▶ _SOURCE MATERIAL_
============

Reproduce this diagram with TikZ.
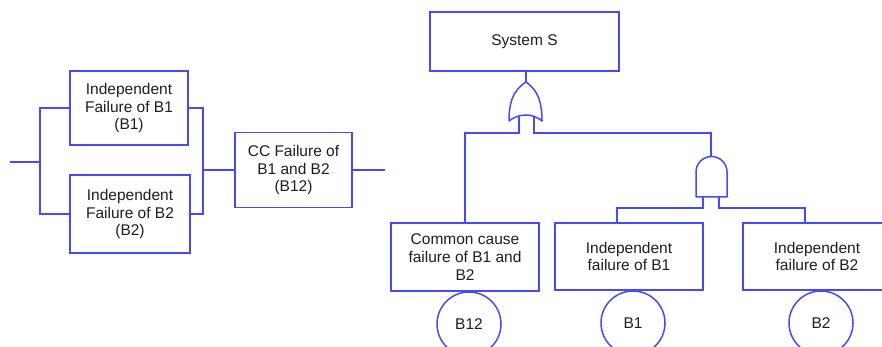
\documentclass[tikz,border=0pt]{standalone}
\usepackage{fontspec}
\setmainfont{Liberation Sans}
\begin{document}
\begin{tikzpicture}[x=1pt,y=-1pt,
  wire/.style={draw=linkblue,line width=1.5pt},
  blk/.style={draw=linkblue,line width=1.5pt,fill=white,align=center,
    inner sep=0pt,font=\fontsize{15.5}{17.7}\selectfont,text=txt},
  evt/.style={circle,draw=linkblue,line width=1.5pt,fill=white,inner sep=0pt,
    minimum size=64pt,font=\fontsize{15.5}{17.7}\selectfont,text=txt},
  gatebody/.style={draw=linkblue,line width=1.5pt,fill=white,line join=round}]
\definecolor{linkblue}{RGB}{72,72,255}
\definecolor{txt}{RGB}{30,30,30}
\useasboundingbox (0,0) rectangle (882,347);
\clip (0,0) rectangle (882,347);

% ---- reliability block diagram ----
\node[blk,minimum width=118pt,minimum height=74pt] (rb1) at (129,108) {Independent\\Failure of B1\\(B1)};
\node[blk,minimum width=120pt,minimum height=78pt] (rb2) at (130,214) {Independent\\Failure of B2\\(B2)};
\node[blk,minimum width=117pt,minimum height=75pt] (rb12) at (293.5,170) {CC Failure of\\B1 and B2\\(B12)};
\coordinate (rin) at (10,162);
\coordinate (rsplit) at (40,162);
\coordinate (rjoin) at (203,170);
\coordinate (rout) at (385,170);

\draw[wire] (rin) -- (rsplit);
\draw[wire] (rsplit) |- (rb1.west);
\draw[wire] (rsplit) |- (rb2.west);
\draw[wire] (rb1.east) -| (rjoin);
\draw[wire] (rb2.east) -| (rjoin);
\draw[wire] (rjoin) -- (rb12.west);
\draw[wire] (rb12.east) -- (rout);

% ---- fault tree ----
\node[blk,minimum width=189pt,minimum height=59pt] (top) at (524.5,41.5) {System S};
\node[blk,minimum width=148pt,minimum height=68pt] (ccf) at (465,257) {Common cause\\failure of B1 and\\B2};
\node[blk,minimum width=148pt,minimum height=67pt] (ib1) at (629,256.5) {Independent\\failure of B1};
\node[blk,minimum width=148pt,minimum height=67pt] (ib2) at (817,256.5) {Independent\\failure of B2};

% OR gate
\coordinate (orout) at (526,82);
\coordinate (orin1) at (519,117);
\coordinate (orin2) at (534,117);
\coordinate (orbus1) at (519,133);
\coordinate (orbus2) at (534,133);
% AND gate
\coordinate (andout) at (711,157);
\coordinate (andin1) at (703,197);
\coordinate (andin2) at (719,197);
\coordinate (andbus1) at (703,208);
\coordinate (andbus2) at (719,208);

\draw[wire] (top.south -| orout) -- (orout);
\draw[wire] (orin1) -- (orbus1) -| (ccf.north);
\draw[wire] (orin2) -- (orbus2) -| (andout);
\draw[wire] (andin1) -- (andbus1) -| (ib1.north -| 617,0);
\draw[wire] (andin2) -- (andbus2) -| (ib2.north -| 805,0);

\draw[gatebody] (orout) .. controls (539,91) and (542,104) .. (542,121)
  .. controls (533,113) and (519,113) .. (509,121)
  .. controls (509,104) and (512,91) .. (orout) -- cycle;
\draw[gatebody] (696,197) -- (696,172) arc[start angle=180,end angle=360,radius=15.5] -- (727,197) -- cycle;

% basic events
\node[evt] (e12) at (469,324) {B12};
\node[evt] (e1) at (633,323) {B1};
\node[evt] (e2) at (821,323) {B2};
\end{tikzpicture}
\end{document}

============

▶ _EXERCISE_
Go through the data above and find the lines with the word "diagram". Copy each of those lines.

▶ _RESPONSE FOR THIS EXERCISE_
Reproduce this diagram with TikZ.
% ---- reliability block diagram ----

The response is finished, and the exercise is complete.